Now I want to talk about cartoon violence. This cartoon has its fair share of slapstick, but some of it is misguided. Mainly I mean the scene with Wilbur getting unfortunate "medical treatment." First of all, Wilbur's a friendly fun-lovin' guy. He's glad to help, even if a bit apprehensive about flying in the middle of winter, but what non-arctic bird wouldn't be? So I don't really want to see him in pain. I can laugh at Joanna getting hit in the head on a cliff edge and such because she supports the bad guy and "deserves it." A good guy can get away with getting the brunt of anvils and mallets and whatever, but he has to pull it off the right way (being gleefully clumsy helps). There's a bit in "Who Framed Roger Rabbit?" where Roger sings the praises of Goofy's acting abilities and perfect comedic timing, and...I seriously think he has a good point. Not just anyone can do what Goofy does!

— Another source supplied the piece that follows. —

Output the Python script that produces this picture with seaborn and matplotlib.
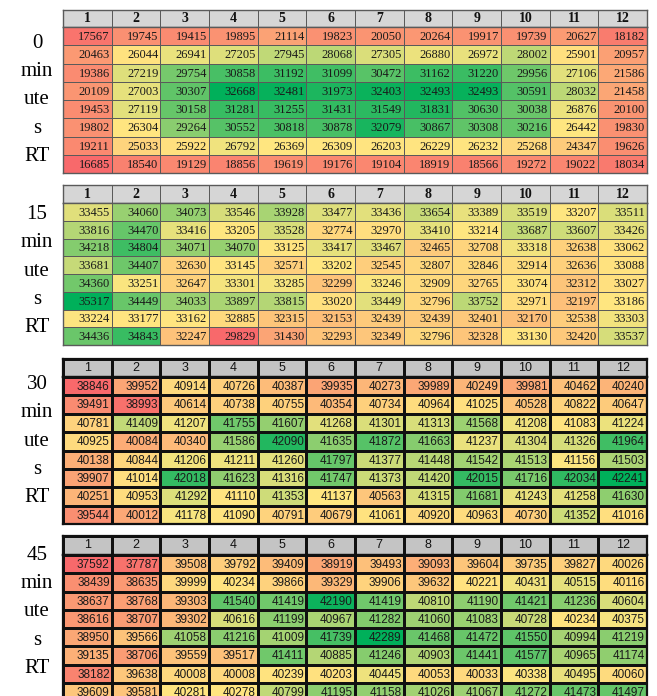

In trying to get back on track, my beef with Wilbur's scene is that it isn't cartoony enough. The cane! In his back! Gahh-h-h! And then...huge syringes!...fired out of a shotgun?! Is this...is this one of those "SAW" movies? He's genuinely terrified, isn't he?! That's horrible! It's not funny!
Maybe it's just me. And it's a shame, because I like John Candy as Wilbur. Nowadays every CGI animated feature and its mother has the bonus feature with the creators revealing that the voice actors did a lot of ad-libbing, even though that's so often the case now that it shouldn't count as a did-you-know-tidbit anymore. But was that done much before the 80s? Is this the genesis of that? I am glad that they opted to cast him as Orville's brother, as opposed to just recasting the same role with a different voice. It's less jarring and does make enough sense that they would share duties and look alike and have comparable personalities. Too bad you can't pull that trick with other sequels. "What, you've never met Slinky Dog's brother, Springy Dog? He's always existed, of course."
Favorite character: I do quite like Wilbur, but I'm going to pick *s*h*l* koala Krebbs. Not enough non-villain Disney characters act that way.
Least necessary character: When I first see Jake's fly friend Sparky I expect that he'll be joining the adventure as Jake's sidekick throughout, but...no, he's never seen again after his first scene. Bummer. Maybe Evinrude will play checkers with him.
Overall: Compared to its preceding and following musical siblings, The Rescuers Down Under may seem to fall flat, but compared to The Rescuers it's a bit o' good fun, mate.